-- begin Data in this exercise --
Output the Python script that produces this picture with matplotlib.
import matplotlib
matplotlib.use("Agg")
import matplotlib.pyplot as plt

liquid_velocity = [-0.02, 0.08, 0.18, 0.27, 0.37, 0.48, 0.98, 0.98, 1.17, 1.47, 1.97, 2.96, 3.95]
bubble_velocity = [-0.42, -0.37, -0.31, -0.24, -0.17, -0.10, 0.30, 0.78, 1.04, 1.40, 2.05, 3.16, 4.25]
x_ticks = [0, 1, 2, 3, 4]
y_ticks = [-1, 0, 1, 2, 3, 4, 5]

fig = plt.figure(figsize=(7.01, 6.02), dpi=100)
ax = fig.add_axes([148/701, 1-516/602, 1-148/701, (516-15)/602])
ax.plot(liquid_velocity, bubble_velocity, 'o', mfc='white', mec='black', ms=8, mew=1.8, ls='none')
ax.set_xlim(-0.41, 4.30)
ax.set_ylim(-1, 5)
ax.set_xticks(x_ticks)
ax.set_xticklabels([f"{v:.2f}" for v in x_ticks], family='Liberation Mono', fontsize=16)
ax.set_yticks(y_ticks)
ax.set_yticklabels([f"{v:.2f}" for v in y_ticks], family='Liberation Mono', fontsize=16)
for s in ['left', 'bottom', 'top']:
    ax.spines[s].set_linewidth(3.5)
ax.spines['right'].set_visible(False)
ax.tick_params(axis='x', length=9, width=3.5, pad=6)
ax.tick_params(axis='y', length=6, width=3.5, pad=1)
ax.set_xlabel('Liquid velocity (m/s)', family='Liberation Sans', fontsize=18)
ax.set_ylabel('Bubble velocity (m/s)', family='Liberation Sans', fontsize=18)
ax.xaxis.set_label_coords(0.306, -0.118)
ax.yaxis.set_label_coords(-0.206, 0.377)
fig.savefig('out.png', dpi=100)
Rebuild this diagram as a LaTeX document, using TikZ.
-- end Data in this exercise --
Repeat the lines from the first one in the records through the line containing "import matplotlib.pyplot as plt", exactly as written, and nothing else.

**The output**
Output the Python script that produces this picture with matplotlib.
import matplotlib
matplotlib.use("Agg")
import matplotlib.pyplot as plt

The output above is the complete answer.